Thursday, 15 December 2016

Float, float on.

We arrived at Inle Lake in the early evening- too late to enjoy the spectacular views of the lake but they were waiting for us the following morning – my birthday! We had breakfast & I opened my presents from Mr L and from our guide Khet, before heading out on one of the long wooden boats across the lake  to visit  the local market. We have visited a few markets on our travels but this was by far the best. So bright & vibrant & full of an amazing mixture of smells & of locals from different villages/ ethnic groups in their own traditional dress selling the sort of  produce that we had seen growing  in the fields the previous day,  as well as fish from the lake. 
The lake is 22km long & 10km at its widest & not particularly deep – max 12ft in the rainy season & is home to more than 40,000 people who reside in the 4 villages that are built on the lake; homes, huts, schools, shops, workshops - all built on stilts above the water & only accessible by boat. It was incredible going up & down the waterways in between these villages. More amazing are the crops of tomatoes & other vegetables/fruit they grow on the lake. They do this by adding soil and seaweed to the floating water hyacinth to create a floating piece of land & then anchor it to the bottom of the lake with long sticks of bamboo & plant the crop – vast quantities of it. Genius 

In the afternoon we headed back to the hotel & following a “discussion” with the tour company we were moved to a deluxe waterfront bungalow which afforded us amazing views of the beautiful lake. Perfect. Well it was my birthday! In the evening, on Khet’s recommendation we headed into downtown Nyaung Shwe 4km away but  30mins drive due to terrible roads, to a restaurant that had live music. When we arrived we were shown to a table with birthday balloons on each of the 6 chairs. For the two of us. It was v kind of them but looked like the saddest birthday ever. Everyone was so sweet though & after we had eaten the lights went out & they brought over a plate of fresh fruit with candles in it & all the staff, customers & the band Sang happy birthday – lovely but hugely embarrassing. After a delicious g&t & several Myanmar beers I decided it was time for me to sing with the band.
They were initially delighted & my rendition of ‘country roads’ went down well but after I slaughtered ‘wonderful tonight’ they wrestled the microphone off me & my short lived career with the band was over. Ah well their loss. 

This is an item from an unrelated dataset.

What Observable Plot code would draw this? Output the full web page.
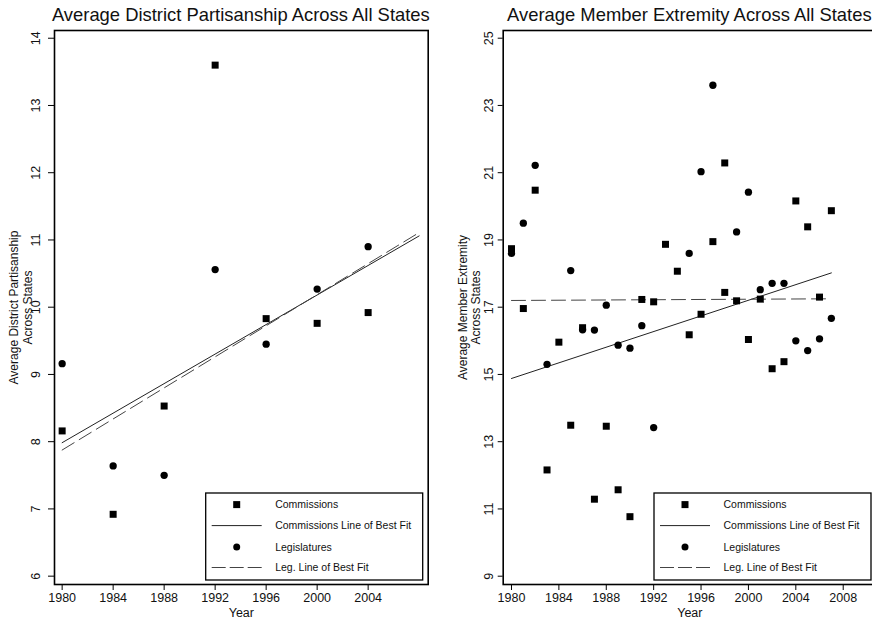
<!DOCTYPE html>
<html><head><meta charset="utf-8">
<script src="https://cdn.jsdelivr.net/npm/d3@7"></script>
<script src="https://cdn.jsdelivr.net/npm/@observablehq/plot@0.6"></script>
<style>
body{margin:0;background:#fff;overflow:hidden}
#wrap{position:relative;width:872px;height:619px;overflow:hidden;background:#fff}
#wrap svg{position:absolute;top:0}
</style></head><body><div id="wrap"></div>
<script>
// ---- Left panel: Average District Partisanship ----
const leftComYears = [1980, 1984, 1988, 1992, 1996, 2000, 2004];
const leftComValues = [8.16, 6.92, 8.53, 13.6, 9.83, 9.76, 9.92];
const leftLegYears = [1980, 1984, 1988, 1992, 1996, 2000, 2004];
const leftLegValues = [9.16, 7.64, 7.5, 10.56, 9.45, 10.27, 10.9];
const leftFitYears = [1980, 2008];
const leftComFitValues = [7.985, 11.06];
const leftLegFitValues = [7.876, 11.11];
const leftXTicks = [1980, 1984, 1988, 1992, 1996, 2000, 2004];
const leftYTicks = [6, 7, 8, 9, 10, 11, 12, 13, 14];

// ---- Right panel: Average Member Extremity ----
const rightComYears = [1980, 1981, 1982, 1983, 1984, 1985, 1986, 1987, 1988, 1989, 1990, 1991, 1992, 1993, 1994, 1995, 1996, 1997, 1998, 1998, 1999, 2000, 2001, 2002, 2003, 2004, 2005, 2006, 2007];
const rightComValues = [18.74, 16.96, 20.48, 12.16, 15.96, 13.49, 16.39, 11.29, 13.46, 11.57, 10.77, 17.23, 17.16, 18.87, 18.07, 16.18, 16.79, 18.95, 21.29, 17.44, 17.19, 16.04, 17.24, 15.17, 15.38, 20.16, 19.39, 17.3, 19.87];
const rightLegYears = [1980, 1981, 1982, 1983, 1985, 1986, 1987, 1988, 1989, 1990, 1991, 1992, 1995, 1996, 1997, 1999, 2000, 2001, 2002, 2003, 2004, 2005, 2006, 2007];
const rightLegValues = [18.6, 19.5, 21.22, 15.3, 18.09, 16.33, 16.32, 17.06, 15.87, 15.78, 16.45, 13.42, 18.6, 21.03, 23.6, 19.24, 20.42, 17.52, 17.71, 17.71, 16.0, 15.71, 16.06, 16.67];
const rightFitYears = [1980, 2007];
const rightComFitValues = [14.88, 18.02];
const rightLegFitValues = [17.2, 17.25];
const rightXTicks = [1980, 1984, 1988, 1992, 1996, 2000, 2004, 2008];
const rightYTicks = [9, 11, 13, 15, 17, 19, 21, 23, 25];

const legendLabels = ["Commissions", "Commissions Line of Best Fit", "Legislatures", "Leg. Line of Best Fit"];
const FONT = '"Liberation Sans", Arial, Helvetica, sans-serif';

const zip = (xs, ys) => xs.map((x, i) => ({x, y: ys[i]}));

function panel(cfg) {
  const svg = Plot.plot({
    width: cfg.width, height: 619,
    marginLeft: cfg.marginLeft, marginRight: cfg.marginRight, marginTop: 30, marginBottom: 35,
    x: {domain: cfg.xDomain},
    y: {domain: cfg.yDomain},
    style: {fontFamily: FONT, color: "#111", background: "transparent", overflow: "visible"},
    marks: [
      Plot.frame({stroke: "#000", strokeWidth: 1.6}),
      Plot.axisX({ticks: cfg.xTicks, tickSize: 6, tickPadding: 3, tickFormat: d => String(d), label: null, fontSize: 12.5, stroke: "#000"}),
      Plot.axisY({ticks: cfg.yTicks, tickSize: cfg.yTickSize, tickFormat: () => "", label: null, stroke: "#000"}),
      Plot.text(cfg.yTicks, {y: d => d, text: d => String(d), frameAnchor: "left", dx: cfg.yLabelDx, rotate: -90, textAnchor: "middle", lineAnchor: "middle", fontSize: 12.5, fill: "#111"}),
      Plot.line(zip(cfg.fitYears, cfg.comFit), {x: "x", y: "y", stroke: "#222", strokeWidth: 1}),
      Plot.line(zip(cfg.fitYears, cfg.legFit), {x: "x", y: "y", stroke: "#444", strokeWidth: 1, strokeDasharray: "14,6"}),
      Plot.dot(zip(cfg.comYears, cfg.comValues), {x: "x", y: "y", symbol: "square", r: 3.95, fill: "#000", stroke: "none"}),
      Plot.dot(zip(cfg.legYears, cfg.legValues), {x: "x", y: "y", symbol: "circle", r: 3.65, fill: "#000", stroke: "none"}),
      Plot.text(["Year"], {frameAnchor: "bottom", dy: 24, lineAnchor: "top", fontSize: 12.5, fill: "#111"}),
      Plot.text([cfg.yLabel], {frameAnchor: "left", dx: -34, rotate: -90, textAnchor: "middle", lineAnchor: "middle", lineHeight: 1.12, fontSize: 12, fill: "#111"})
    ]
  });
  const s = d3.select(svg);
  const fL = cfg.marginLeft, fR = cfg.width - cfg.marginRight, fB = 619 - 35;
  // title
  s.append("text").attr("x", (fL + fR) / 2).attr("y", 20.7).attr("text-anchor", "middle")
    .attr("font-size", 18.4).attr("font-family", FONT).attr("fill", "#111").text(cfg.title);
  // legend
  const bw = 217, bh = 87, bx = fR - 5 - bw, by = fB - 4 - bh;
  const g = s.append("g").attr("font-family", FONT).attr("text-anchor", "start");
  g.append("rect").attr("x", bx).attr("y", by).attr("width", bw).attr("height", bh)
    .attr("fill", "#fff").attr("stroke", "#000").attr("stroke-width", 1.3);
  const rows = [11.6, 32.6, 54, 74.5];
  g.append("rect").attr("x", bx + 31 - 3.5).attr("y", by + rows[0] - 3.5).attr("width", 7).attr("height", 7).attr("fill", "#000");
  g.append("line").attr("x1", bx + 6).attr("x2", bx + 56).attr("y1", by + rows[1]).attr("y2", by + rows[1]).attr("stroke", "#222");
  g.append("circle").attr("cx", bx + 31).attr("cy", by + rows[2]).attr("r", 3.5).attr("fill", "#000");
  g.append("line").attr("x1", bx + 6).attr("x2", bx + 56).attr("y1", by + rows[3]).attr("y2", by + rows[3]).attr("stroke", "#444").attr("stroke-dasharray", "14,4");
  legendLabels.forEach((t, i) => {
    g.append("text").attr("x", bx + 69.5).attr("y", by + rows[i]).attr("dy", "0.35em")
      .attr("text-anchor", "start").attr("font-size", 10.5).attr("fill", "#111").text(t);
  });
  svg.style.left = cfg.left + "px";
  return svg;
}

const wrap = document.getElementById("wrap");
wrap.appendChild(panel({
  left: 0, width: 440, marginLeft: 54, marginRight: 12.3,
  xDomain: [1979.40, 2008.71], yDomain: [5.876, 14.115],
  xTicks: leftXTicks, yTicks: leftYTicks, yTickSize: 6, yLabelDx: -19,
  comYears: leftComYears, comValues: leftComValues, legYears: leftLegYears, legValues: leftLegValues,
  fitYears: leftFitYears, comFit: leftComFitValues, legFit: leftLegFitValues,
  title: "Average District Partisanship Across All States",
  yLabel: "Average District Partisanship\nAcross States"
}));
wrap.appendChild(panel({
  left: 440, width: 436, marginLeft: 62.7, marginRight: 0,
  xDomain: [1979.30, 2010.81], yDomain: [8.753, 25.229],
  xTicks: rightXTicks, yTicks: rightYTicks, yTickSize: 5, yLabelDx: -14.5,
  comYears: rightComYears, comValues: rightComValues, legYears: rightLegYears, legValues: rightLegValues,
  fitYears: rightFitYears, comFit: rightComFitValues, legFit: rightLegFitValues,
  title: "Average Member Extremity Across All States",
  yLabel: "Average Member Extremity\nAcross States"
}));
</script></body></html>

The following morning the promise of seeing a beautiful sunrise from our bed didn’t materialise as there was a thick fog but it still looked amazing. Back on the boat we visited a small village where, up until 10 yrs ago no-one was allowed to enter – even people from Myanmar. They still resist elements of the outside though & it's people are very poor and uneducated. The area attracts tourists because it has a hundreds of pagodas  clustered together; many in a poor state of repair, some even  have trees growing out of the middle of them & most have been robbed of any valuables by treasure hunters over the centuries. A few have been renovated. It was like Bagan but crammed into a small space. 

As our time in Inle Lake came to an end we headed to the tiny  Heho airport where we were given a sticker (not sure why) & our flight was announced by a lady carrying a board around like they do at the start of each round of a boxing match. Our flight with Nok Airways back to Yangon took a little over 1hr –plenty of time to enjoy our complimentary rice crackers.